The recent trend of upbeat sentiment within the UK property market continued in June, supported by statistical evidence of ongoing positive growth within various sectors of the market. The first half of 2013 looks to have surprised many analysts and market momentum is showing no signs of slowing down as we enter the summer.
Prices continue to rise
The Land Registry indicated that whilst price movement was positive, it was somewhat muted with figures indicating a rise in values of 0.1%, but both Halifax and Nationwide pointed to a higher level of growth at 0.6% and 0.3% respectively.

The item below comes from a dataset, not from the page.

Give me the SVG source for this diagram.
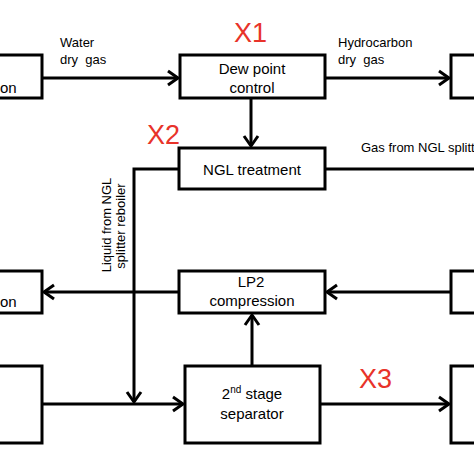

Hometrack’s latest data highlights interesting trends relating to some of the less high profile market indicators aside from property values, which in isolation can sometimes be misleading. The positive feeling illustrated in the sustained growth in values is further supported by a continued gradual increase in the percentage of an asking price being achieved, which now sits at over 94%. Also of note is that only 3.1% of postcode districts saw a decline in values in June, down from 23.4% at the same time in 2012. Properties continued to transact swiftly with an average time on the market of 8.1 weeks, down from 9.4 weeks this time a year ago.
Restricted supply spurs bullish asking prices
Latest data from the RICS shows that the UK’s stock of properties for sale remains relatively low and was 5% lower in May than a year ago. Lack of supply and rising demand is having the inevitable effect of increasing prices.

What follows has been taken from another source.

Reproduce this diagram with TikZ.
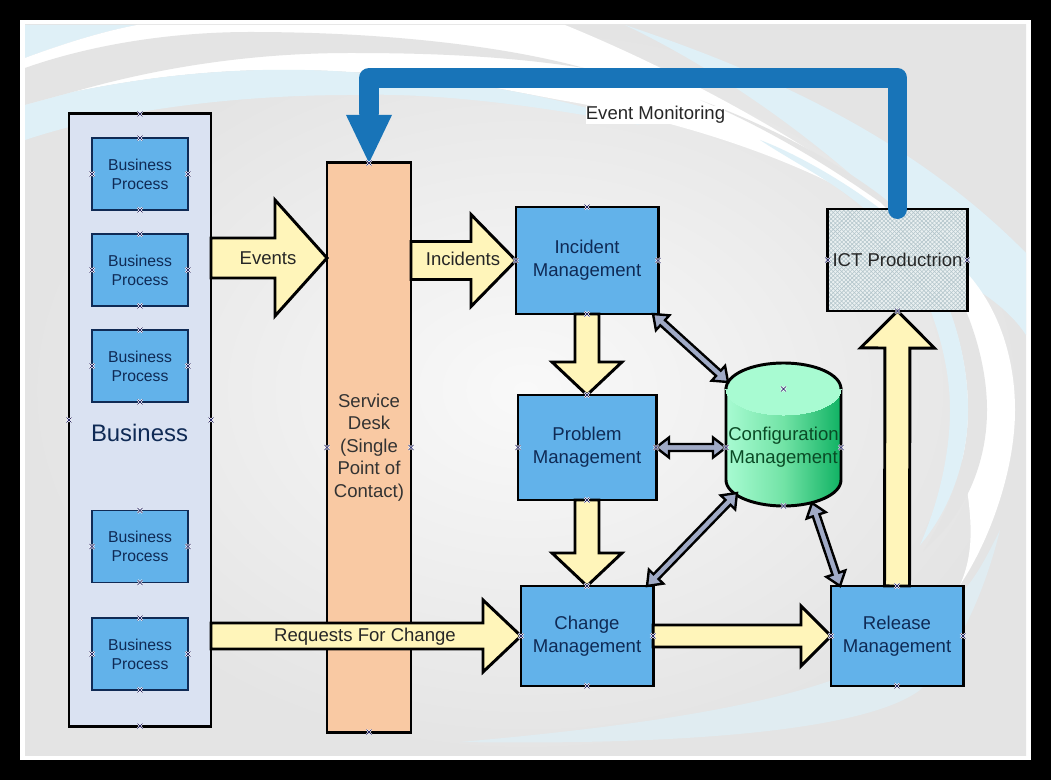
\documentclass[tikz,border=0pt]{standalone}
\usepackage{fontspec}
\setmainfont{Liberation Sans}
\usetikzlibrary{calc}
\usetikzlibrary{patterns}
\definecolor{panelgray}{HTML}{E4E4E4}
\definecolor{panellight}{HTML}{F9F9F9}
\definecolor{swooshblue}{HTML}{DFF0F7}
\definecolor{bizfill}{HTML}{DAE2F2}
\definecolor{procblue}{HTML}{62B2EA}
\definecolor{navytext}{HTML}{0F2A55}
\definecolor{deskfill}{HTML}{F9C9A3}
\definecolor{flowyellow}{HTML}{FFF5BA}
\definecolor{linkgray}{HTML}{A0AAC6}
\definecolor{monblue}{HTML}{1874B8}
\definecolor{cyltop}{HTML}{A8FBD2}
\definecolor{cylright}{HTML}{10B263}
\definecolor{cylmid}{HTML}{72E3A6}
\definecolor{cyltext}{HTML}{0A4A25}
\definecolor{ictfill}{HTML}{EAF0F1}
\definecolor{ictgrid}{HTML}{B4C6CC}
\newdimen\ux
\ux=.025cm
\tikzset{
  bigbox/.style={draw=black,line width=2.1pt,outer sep=0pt,align=center,font=\fontsize{13.2}{16.4}\selectfont},
  procbox/.style={bigbox,fill=procblue,text=navytext},
  subbox/.style={draw=navytext,line width=1pt,fill=procblue,text=navytext,outer sep=0pt,align=center,
    minimum width=2.4cm,minimum height=1.8cm,font=\fontsize{11.2}{13.5}\selectfont},
  flowarrow/.style={draw=black,line width=2.1pt,fill=flowyellow,miter limit=8},
  linkarrow/.style={draw=black,line width=1.7pt,fill=linkgray,miter limit=8},
  flowlabel/.style={inner sep=0pt,text=black!85,font=\fontsize{13.2}{16.4}\selectfont},
  handlea/.style={white,line width=1.3pt},
  handleb/.style={black!70!blue,line width=.35pt}
}
% block arrow: from, to, half shaft, half head, head length
\newcommand*\blockarrow[5]{
  \coordinate (ta) at (#1);
  \coordinate (tb) at (#2);
  \coordinate (tp) at ($(tb)!#5*\ux!(ta)$);
  \draw[flowarrow] ($(ta)!#3*\ux!90:(tb)$) -- ($(tp)!#3*\ux!90:(tb)$) -- ($(tp)!#4*\ux!90:(tb)$) -- (tb)
    -- ($(tp)!#4*\ux!-90:(tb)$) -- ($(tp)!#3*\ux!-90:(tb)$) -- ($(ta)!#3*\ux!-90:(tb)$) -- cycle;}
% double headed link: from, to
\newcommand*\linkarrow[2]{
  \coordinate (ta) at (#1);
  \coordinate (tb) at (#2);
  \coordinate (tp) at ($(tb)!13*\ux!(ta)$);
  \coordinate (tq) at ($(ta)!13*\ux!(tb)$);
  \draw[linkarrow] (ta) -- ($(tq)!10*\ux!90:(tb)$) -- ($(tq)!3.5*\ux!90:(tb)$) -- ($(tp)!3.5*\ux!-90:(ta)$)
    -- ($(tp)!10*\ux!-90:(ta)$) -- (tb) -- ($(tp)!10*\ux!90:(ta)$) -- ($(tp)!3.5*\ux!90:(ta)$)
    -- ($(tq)!3.5*\ux!-90:(tb)$) -- ($(tq)!10*\ux!-90:(tb)$) -- cycle;}
\newcommand*\handles[1]{
  \foreach \a in {north,south,east,west}{
    \draw[handlea] ($(#1.\a)+(-2.5,-2.5)$) -- ($(#1.\a)+(2.5,2.5)$);
    \draw[handlea] ($(#1.\a)+(-2.5,2.5)$) -- ($(#1.\a)+(2.5,-2.5)$);
    \draw[handleb] ($(#1.\a)+(-2.5,-2.5)$) -- ($(#1.\a)+(2.5,2.5)$);
    \draw[handleb] ($(#1.\a)+(-2.5,2.5)$) -- ($(#1.\a)+(2.5,-2.5)$);
  }}
\begin{document}
\begin{tikzpicture}[x=.025cm,y=-.025cm]
\useasboundingbox (0,0) rectangle (1051,780);
\fill [black] (0,0) rectangle (1051,780);
\fill [white] (20,20) rectangle (1031,760);
%background
\begin{scope}
\clip (25,25) rectangle (1026,755);
\shade [inner color=panellight,outer color=panelgray] (25,25) rectangle (1026,755);
\fill [swooshblue] (25,25) -- (137,25) .. controls (100,32) and (60,45) .. (25,58) -- cycle;
\fill [swooshblue] (625,25) .. controls (760,70) and (910,135) .. (1026,253) -- (1026,335) .. controls (1010,310) and (980,290) .. (960,280) .. controls (860,170) and (740,80) .. (625,25) -- cycle;
\fill [swooshblue!70!panelgray] (1000,530) .. controls (985,560) and (975,580) .. (955,600) .. controls (900,670) and (800,712) .. (460,742) .. controls (650,745) and (860,735) .. (920,690) .. controls (960,650) and (985,590) .. (1000,530) -- cycle;
\fill [white] (25,58) .. controls (60,45) and (100,32) .. (137,25) -- (565,25) .. controls (700,80) and (880,180) .. (967,273) .. controls (1000,310) and (1015,360) .. (1015,410) .. controls (1015,470) and (990,540) .. (960,585)
  .. controls (985,530) and (958,470) .. (958,410) .. controls (958,330) and (920,240) .. (880,210) .. controls (800,160) and (680,120) .. (560,100) .. controls (480,85) and (420,72) .. (350,72) .. controls (260,66) and (170,72) .. (73,92) -- (25,105) -- cycle;
% gray crescents
\fill [panelgray] (25,68) .. controls (90,45) and (170,32) .. (250,32) .. controls (380,32) and (500,45) .. (584,68) .. controls (500,55) and (420,53) .. (350,53) .. controls (260,53) and (167,65) .. (73,92) -- (25,105) -- cycle;
\fill [panelgray] (700,100) .. controls (780,130) and (840,165) .. (880,195) .. controls (950,250) and (987,340) .. (987,410) .. controls (987,470) and (960,520) .. (923,551) .. controls (950,510) and (968,460) .. (968,410) .. controls (968,330) and (930,250) .. (880,202) .. controls (820,160) and (760,125) .. (700,100) -- cycle;
% blue crescents
\fill [swooshblue] (25,105) -- (73,92) .. controls (170,72) and (260,66) .. (350,72) .. controls (450,78) and (560,95) .. (640,125) .. controls (560,110) and (450,92) .. (350,95) .. controls (260,95) and (130,105) .. (25,140) -- cycle;
\fill [swooshblue] (760,140) .. controls (800,155) and (860,190) .. (900,225) .. controls (940,270) and (968,340) .. (968,410) .. controls (968,460) and (950,510) .. (920,545) .. controls (940,500) and (950,450) .. (950,410) .. controls (950,340) and (915,250) .. (860,205) .. controls (830,180) and (790,160) .. (760,140) -- cycle;
\end{scope}
%business column
\node [bigbox,fill=bizfill,minimum width=3.55cm,minimum height=15.3cm] (biz) at (140,420) {};
\node [subbox] (bpa) at (140,174) {Business\\Process};
\node [subbox] (bpb) at (140,270) {Business\\Process};
\node [subbox] (bpc) at (140,366) {Business\\Process};
\node [subbox] (bpd) at (140,546.5) {Business\\Process};
\node [subbox] (bpe) at (140,654) {Business\\Process};
\node [inner sep=0pt,text=navytext,font=\fontsize{17}{20}\selectfont] (bizlabel) at (139.5,433) {Business};
%service desk
\node [bigbox,fill=deskfill,text=black!80,minimum width=2.1cm,minimum height=14.225cm,font=\fontsize{13.2}{16}\selectfont] (desk) at (369,447.5) {Service\\Desk\\(Single\\Point of\\Contact)};
%management boxes
\node [procbox,minimum width=3.55cm,minimum height=2.675cm] (incident) at (587,260.5) {Incident\\Management};
\node [procbox,minimum width=3.45cm,minimum height=2.625cm] (problem) at (587,447.5) {Problem\\Management};
\node [procbox,minimum width=3.3cm,minimum height=2.5cm] (change) at (587,636) {Change\\Management};
\node [procbox,minimum width=3.3cm,minimum height=2.5cm] (release) at (897,636) {Release\\Management};
\node [bigbox,preaction={fill=ictfill},pattern=crosshatch,pattern color=ictgrid,text=black!85,minimum width=3.475cm,minimum height=2.55cm] (ict) at (897.5,260) {ICT Productrion};
%cylinder
\draw [line width=2.1pt,left color=cyltop,right color=cylright,middle color=cylmid] (726,389) -- (726,480) .. controls (726,494.4) and (751.7,506) .. (783.5,506) .. controls (815.3,506) and (841,494.4) .. (841,480) -- (841,389) -- cycle;
\draw [line width=0pt,draw=cyltop,fill=cyltop] (783.5,389) ellipse [x radius=1.4375cm,y radius=.65cm];
\draw [line width=2.1pt] (726,389) .. controls (726,374.6) and (751.7,363) .. (783.5,363) .. controls (815.3,363) and (841,374.6) .. (841,389);
\node [inner sep=0pt,outer sep=0pt,minimum width=2.875cm,minimum height=2.925cm,align=center,text=cyltext,font=\fontsize{13.2}{16.4}\selectfont] (config) at (783.5,447.5) {Configuration\\Management};
%block arrows
\coordinate (evt) at (327,258);
\coordinate (rfc) at (521,636);
\blockarrow{biz.east |- evt}{evt}{20}{58}{52}
\blockarrow{desk.east |- incident.west}{incident.west}{19}{46}{45}
\blockarrow{biz.east |- rfc}{rfc}{13}{36}{38}
\blockarrow{change.east}{release.west}{11}{30}{30}
\blockarrow{incident.south}{problem.north}{12}{35}{33}
\blockarrow{problem.south}{change.north}{12}{35}{33}
\blockarrow{release.north}{ict.south}{12.5}{37}{37}
\node [flowlabel] (evlabel) at (268,258) {Events};
\node [flowlabel] (inlabel) at (463,259) {Incidents};
\node [flowlabel] (rfclabel) at (365,637) {Requests For Change};
%links to the cylinder
\coordinate (cfga) at (728,382);
\coordinate (cfgb) at (737,493);
\coordinate (cfgc) at (812,503);
\linkarrow{$(incident.south east)+(-5,0)$}{cfga}
\linkarrow{problem.east}{config.west}
\linkarrow{$(change.north east)+(-6,0)$}{cfgb}
\linkarrow{$(release.north west)+(9,0)$}{cfgc}
\handles{ict}
%event monitoring
\draw [monblue,line width=14.2pt,line join=round,line cap=round] (ict.north) -- (ict.north |- 0,78) -- (desk.north |- 0,78) -- ($(desk.north)+(0,-50)$);
\fill [monblue] (desk.north) -- ($(desk.north)+(-23,-48)$) -- ($(desk.north)+(23,-48)$) -- cycle;
\node [fill=white,inner sep=2pt,flowlabel] (monlabel) at (655.5,115) {Event Monitoring};
%handles
\handles{biz}
\handles{bpa}
\handles{bpb}
\handles{bpc}
\handles{bpd}
\handles{bpe}
\handles{desk}
\handles{incident}
\handles{problem}
\handles{change}
\handles{release}
\handles{config}
\end{tikzpicture}
\end{document}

However, Garrington believes there is a risk that vendors could cause sales to stall by increasing asking prices too rapidly. Interestingly, Rightmove indicate that London’s asking prices have risen nearly 11% in the first half of the year whilst the South East’s have risen just under 15% – could this be an example of sellers in the Home Counties getting carried away? Garrington feels it is too early to tell, but we would point out that despite seasonal growth in the volume of sales in the UK, the year on year transaction volumes are still down by over 8% when compared to the same month in 2012.
The new norm
During the month of June IMLA published some thought provoking research carried out by the University of York, on the future of transaction volumes within the mainstream UK market. Their findings suggest that what some may view as a fragile market in the midst of recovery, may now be the norm for the next 10-15 years.

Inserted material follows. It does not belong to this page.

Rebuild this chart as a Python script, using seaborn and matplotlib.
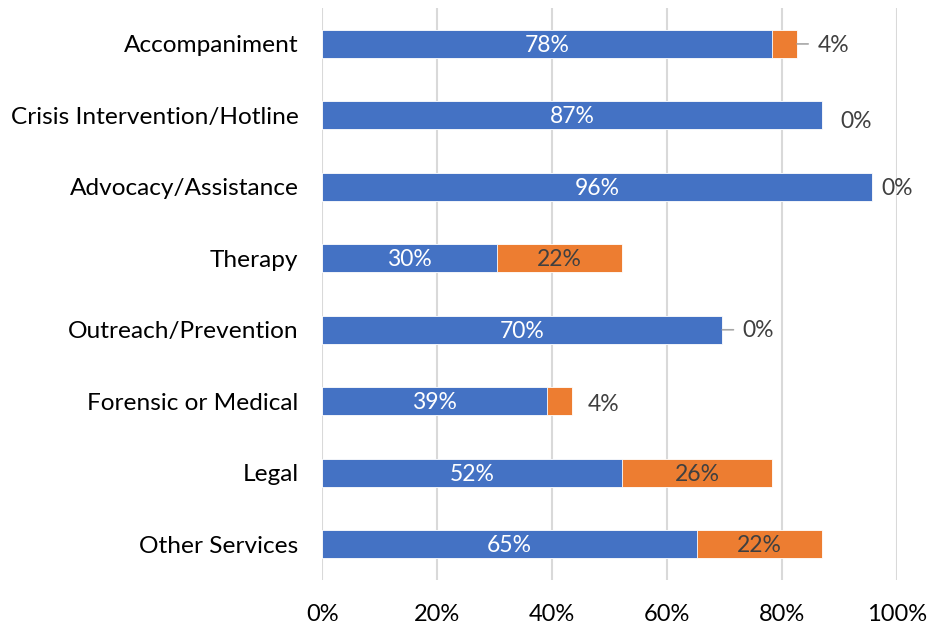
import numpy as np
import pandas as pd
import matplotlib
matplotlib.use("Agg")
import matplotlib.pyplot as plt
import seaborn as sns

# ---------------- data ----------------
categories = ["Accompaniment", "Crisis Intervention/Hotline", "Advocacy/Assistance",
              "Therapy", "Outreach/Prevention", "Forensic or Medical", "Legal",
              "Other Services"]
blue_vals = [78.3, 87.0, 95.7, 30.4, 69.6, 39.1, 52.2, 65.2]
orange_vals = [4.3, 0.0, 0.0, 21.7, 0.0, 4.3, 26.1, 21.7]
x_ticks = [0, 20, 40, 60, 80, 100]

BLUE = "#4472C4"
ORANGE = "#ED7D31"

df = pd.DataFrame({"cat": categories, "blue": blue_vals, "orange": orange_vals})
df["total"] = df["blue"] + df["orange"]

sns.set_theme(style="white")
plt.rcParams["font.family"] = ["Lato", "DejaVu Sans"]

fig = plt.figure(figsize=(9.34, 6.31), dpi=100)
ax = fig.add_axes([0.345, 0.081, 0.6155, 0.906])

sns.barplot(data=df, y="cat", x="total", color=ORANGE, orient="h", width=0.39,
            saturation=1, ax=ax, zorder=2)
sns.barplot(data=df, y="cat", x="blue", color=BLUE, orient="h", width=0.39,
            saturation=1, ax=ax, zorder=3)
for p in ax.patches:
    p.set_edgecolor("white")
    p.set_linewidth(0.6)

ax.set_xlim(0, 100)
ax.set_ylim(7.5, -0.5)
ax.set_xticks(x_ticks)
ax.set_xticklabels([f"{t}%" for t in x_ticks])
ax.set_xlabel("")
ax.set_ylabel("")
ax.tick_params(axis="x", length=0, pad=17, labelsize=17, labelcolor="#000000")
ax.tick_params(axis="y", length=0, pad=17, labelsize=17.6, labelcolor="#000000")
ax.xaxis.grid(True, color="#D9D9D9", linewidth=1.5, zorder=0)
ax.set_axisbelow(True)
for s in ax.spines.values():
    s.set_visible(False)

# value labels
small_offsets = [26, 24, 18, 26, 26, 23, 26, 26]
small_dy = [1.2, 4.2, 1.5, 0, 0.8, 2.2, 0, 0]
leader = [True, False, False, False, True, False, False, False]
for i, (b, o) in enumerate(zip(blue_vals, orange_vals)):
    ax.annotate(f"{b:.0f}%", xy=(b / 2, i), xytext=(0, -1), textcoords="offset points",
                color="white", ha="center", va="center", fontsize=16.5, zorder=5)
    if o >= 10:
        ax.annotate(f"{o:.0f}%", xy=(b + o / 2, i), xytext=(0, -1),
                    textcoords="offset points", color="#404040", ha="center",
                    va="center", fontsize=16.5, zorder=5)
    else:
        end = b + o
        ax.annotate(f"{o:.0f}%", xy=(end, i), xytext=(small_offsets[i], -small_dy[i]),
                    textcoords="offset points", ha="center", va="center",
                    fontsize=16.5, color="#404040", zorder=5)
        if leader[i]:
            ax.annotate("", xy=(end, i), xytext=(8, 0), textcoords="offset points",
                        arrowprops=dict(arrowstyle="-", color="#A6A6A6", lw=1.2,
                                        shrinkA=0, shrinkB=0))

fig.savefig("out.png", dpi=100)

Whilst market data universally records low transaction volumes in recent years, this report highlights the fact that the current level of funding available (£144 billion) means this lower volume has very little opportunity to increase. The UK has a reduced number of lenders offering largely repayment mortgages and we are unlikely to see a relaxing of their lending requirements which are now far more strict in relation to deposit size, income multiples and affordability.
Despite short term Government initiatives and mortgage product innovation, the findings suggest that overall funding is likely to see only modest growth. Whilst the market may edge back up to £200 billion over time it is unlikely to ever reach its 2007 peak of £363 billion again, and therefore transaction volumes are likely to remain constrained at their current ‘downsized’ levels.
Whilst the findings may be applicable to the mainstream market, Garrington however believes that the same cannot be said of the Prime UK market which is far less credit reliant and has seen a further surge in recorded transactions. Across the UK, sales volumes of property over £1 million are up 21% on 2012; a figure that has reached 28% when looking at London alone.
Unlike previous years, market momentum is likely to be supported over the summer by a still fragile but improving economic climate. The British Chamber of Commerce June Confidence Survey shows UK manufacturing has registered its strongest growth in 2 years and that the service sector has registered its fastest growth in domestic sales since 2007. With Mark Carney taking over as Bank of England governor at the start of July, we will comment next month on the early signs of how any policy changes may be affecting the prospects for the UK economy and property market.
Whilst Garrington does not anticipate a stalling of the market over the traditionally quiet summer period, there will undoubtedly be a seasonal lull in activity as the holiday season begins. An element of the overpriced stock in the market may be withdrawn for re-launch in the autumn and other elements will agree sales at reduced values in order to be able to enter the autumn market in the best possible position to agree their onward purchase.